# Tokenize text using LumiOpen/Poro-34B model's tokenizer

The creators of the [Poro-34B-model](https://huggingface.co/LumiOpen/Poro-34B) generated a new tokenizer for the model training. Specifically, they trained custom byte-level [BPE tokenizer](https://huggingface.co/learn/nlp-course/chapter6/5) to handle multilingual text (Finnish & English) and code efficiently. This is based on the article ["Poro 34B and the Blessing of Multilinguality"](https://arxiv.org/pdf/2404.01856).

Let's demonstrate how text is chunked into pieces called tokens and how these tokens are represented as numerical IDs in the token vocabulary.

Here’s how the process works:
* Text input: We start with a raw input string (e.g., a sentence).
* Tokenization: The tokenizer will break the input into smaller units called tokens.
* Numerical IDs: These tokens are mapped to corresponding numerical IDs from the tokenizer’s vocabulary.

In [None]:
from transformers import AutoTokenizer

# Load the Poro-34B tokenizer
tokenizer = AutoTokenizer.from_pretrained("LumiOpen/Poro-34B")

In [None]:
text_1 = "Hello world!"

# Tokenize the text and get token IDs (numerical representation)
token_ids1 = tokenizer(text_1)
print("Token IDs:", token_ids1['input_ids'])
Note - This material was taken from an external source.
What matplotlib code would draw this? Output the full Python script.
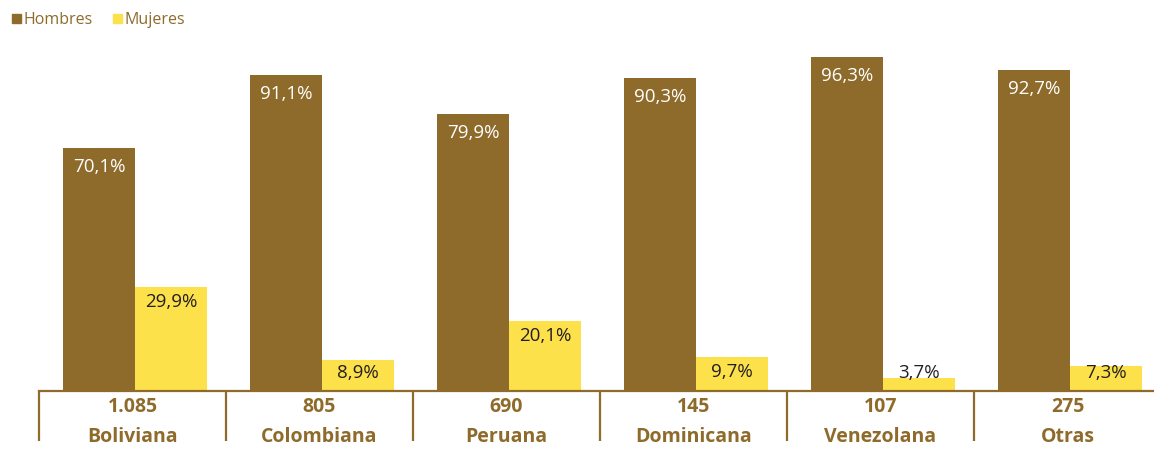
import numpy as np
import matplotlib.pyplot as plt
from matplotlib.patches import Patch

plt.rcParams['font.family'] = ['Open Sans', 'DejaVu Sans']

nacionalidades = ["Boliviana", "Colombiana", "Peruana", "Dominicana", "Venezolana", "Otras"]
totales = ["1.085", "805", "690", "145", "107", "275"]
hombres = [70.1, 91.1, 79.9, 90.3, 96.3, 92.7]
mujeres = [29.9, 8.9, 20.1, 9.7, 3.7, 7.3]

BROWN = "#8E6B2B"
YELLOW = "#FCE14B"
DARK = "#231F20"

W, H = 1154, 449
fig = plt.figure(figsize=(W / 100, H / 100), dpi=100)
# axes: x group boundaries every 187px starting at 39px, baseline at 391px
ax = fig.add_axes([39 / W, 1 - 391 / H, 1122 / W, 346.6 / H])
ax.set_xlim(0, 6)
ax.set_ylim(0, 100)

x = np.arange(len(nacionalidades))
bw = 72 / 187
off = 24 / 187
ax.bar(x + off, hombres, width=bw, align="edge", color=BROWN)
ax.bar(x + off + bw, mujeres, width=bw, align="edge", color=YELLOW)

px = 346.6 / 100  # pixels per percent
for i in range(len(x)):
    ax.text(x[i] + off + bw / 2, hombres[i] - 19 / px, f"{hombres[i]:.1f}%".replace(".", ","),
            ha="center", va="center", color="white", fontsize=13.5)
    ym = max(mujeres[i] - 14.5 / px, 18 / px)
    ax.text(x[i] + off + 1.5 * bw, ym, f"{mujeres[i]:.1f}%".replace(".", ","),
            ha="center", va="center", color=DARK, fontsize=13.5)
    ax.annotate(totales[i], xy=(x[i] + 0.5, 0), xycoords=("data", "axes fraction"),
                xytext=(0, -16.5 * 0.72), textcoords="offset points",
                ha="center", va="center", color=BROWN, fontsize=14, fontweight="bold")
    ax.annotate(nacionalidades[i], xy=(x[i] + 0.5, 0), xycoords=("data", "axes fraction"),
                xytext=(0, -46.5 * 0.72), textcoords="offset points",
                ha="center", va="center", color=BROWN, fontsize=14, fontweight="bold")

for s in ["top", "right", "left"]:
    ax.spines[s].set_visible(False)
ax.spines["bottom"].set_color(BROWN)
ax.spines["bottom"].set_linewidth(1.6)
ax.set_yticks([])
ax.set_xticks(x)
ax.set_xticklabels([])
ax.tick_params(axis="x", length=50 * 0.72, width=1.6, color=BROWN, direction="out")

handles = [Patch(color=BROWN, label="Hombres"), Patch(color=YELLOW, label="Mujeres")]
leg = fig.legend(handles=handles, loc="upper left", bbox_to_anchor=(0.0, 1.0), ncol=2,
                 frameon=False, fontsize=11.5, handlelength=0.55, handleheight=0.55,
                 handletextpad=0.15, columnspacing=1.3, borderaxespad=0.35)
for t in leg.get_texts():
    t.set_color(BROWN)

fig.savefig("out.png", dpi=100)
# Get tokens (subwords) from the text
tokens1 = tokenizer.tokenize(text_1)
print("Tokens:", tokens1)   



In [None]:
text_2 = "Large Language Models are AI systems trained in vasts amounts of data."

# Tokenize the text and get token IDs (numerical representation)
token_ids2 = tokenizer(text_2)
print("Token IDs:", token_ids2['input_ids'])

# Get tokens (subwords) from the text
tokens2 = tokenizer.tokenize(text_2)
print("Tokens:", tokens2)   

In [None]:
# Decode token IDs back into human-readable form (decoded text)
decoded_text = tokenizer.decode(token_ids2['input_ids'])
print("Decoded text:", decoded_text)